21. L’affaire du Vapeur Wimbledon était née du refus de l’Allemagne, le 21 mars 1921, d’autoriser le passage par le canal de Kiel du navire susmentionné, chargé de munitions et de matériel d’artillerie à destination de la base maritime polonaise à Danzig, le motif invoqué étant la neutralité de l’Allemagne dans la guerre russo-polonaise de 1920-1921. La Cour permanente de Justice internationale (ci-après la «CPJI») avait jugé que ce refus constituait une violation de l’article 380 du traité de Versailles, qui disposait que «[l]e Canal de Kiel et ses accès ser[aie]nt toujours libres et ouverts sur un pied de parfaite égalité aux navires de guerre et de commerce de toutes les nations en paix avec l’Allemagne». L’article 380, le premier de la section VI de la partie XII dudit traité, section qui n’en contenait que sept (les articles 380 à 386), était intitulé «Clauses relatives au Canal de Kiel», la CPJI ayant qualifié les articles 381 à 386 de «clauses destinées à faciliter et à réglementer l’usage de [la] liberté» de passage. Les demandeurs soutenaient que l’article 380 était tout à fait clair, ajoutant toutefois à cette assertion un second argument, à savoir que la portée qui, selon eux, était celle de ladite disposition, était renforcée par «analogie» avec les articles 381 à 386. La CPJI n’a pas hésité à conclure dès le début de son analyse que «l’article 380 [était] formel et ne prêt[ait] à aucune équivoque»40. Bien plus avant dans son arrêt, après avoir établi la distinction entre les articles 380 à 385 et d’autres sections de la partie XII du traité de Versailles traitant strictement des «voies navigables intérieures», elle a cependant déclaré ce qui suit pour étayer sa décision, rejetant ainsi l’argument supplémentaire «d’analogie» des demandeurs :
«Ce n’est pas dans un argument d’analogie avec ces dispositions qu’il convient de chercher la pensée qui a inspiré l’article 380 et les articles suivants [les articles 381-386] du Traité [de Versailles], mais bien plutôt dans un argument a contrario [par contraste implicite avec les termes employés dans d’autres sections de la partie XII de ce même instrument au sujet des «voies navigables intérieures»] qui les exclut.»41
La CPJI a donc signifié clairement qu’une interprétation a contrario cédait le pas au libellé d’un traité. Par comparaison avec l’arrêt rendu en l’affaire du Vapeur Wimbledon, dans lequel cette technique d’interprétation a été appliquée pour opposer les dispositions expresses du traité de Versailles concernant le canal de Kiel aux dispositions expresses en sens contraire qui, dans ce même instrument, régissaient les autres voies navigables, l’argument a contrario formulé par l’Iran en la présente espèce, par lequel celui-ci soutenait qu’un droit non exprimé devait être déduit d’une disposition expresse opposée, apparaît peu convaincant.

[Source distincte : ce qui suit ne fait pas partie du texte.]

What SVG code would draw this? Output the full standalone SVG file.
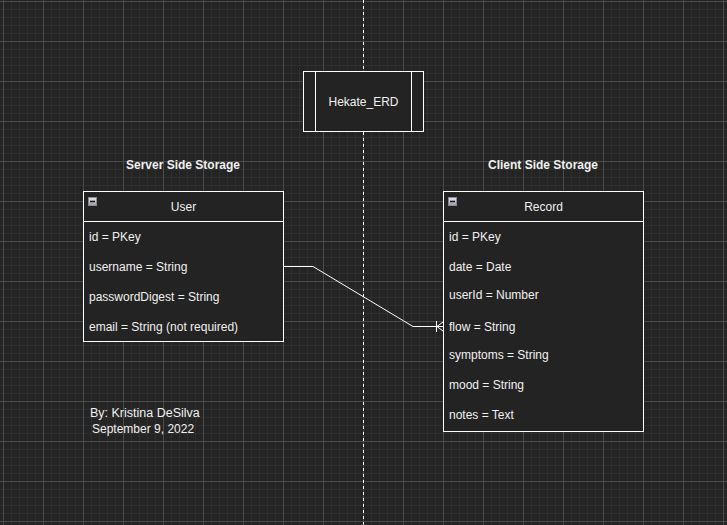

22. Dans l’arrêt qu’elle a rendu sur la demande à fin d’intervention du Honduras en l’affaire relative au Différend territorial et maritime (Nicaragua c. Colombie), la Cour a indiqué ce qui suit :
«S’il est autorisé par la Cour à être partie au procès, l’Etat intervenant peut lui demander de reconnaître ses droits propres dans sa décision future, laquelle sera obligatoire à son égard en ce qui concerne les aspects pour lesquels l’intervention a été admise, en application de l’article 59 du Statut. A contrario, … l’Etat autorisé à intervenir à l’instance en tant que non-partie «n’acquiert pas les droits et n’est pas
39 Vapeur Wimbledon, arrêts, 1923, C.P.J.I. série A no 1, p. 23-24 ; Différend territorial et maritime (Nicaragua c. Colombie), requête du Honduras à fin d’intervention, arrêt, C.I.J. Recueil 2011 (II), p. 432, par. 29.
40 Vapeur Wimbledon, supra note 39, p. 22.
41 Ibid., p. 23-24.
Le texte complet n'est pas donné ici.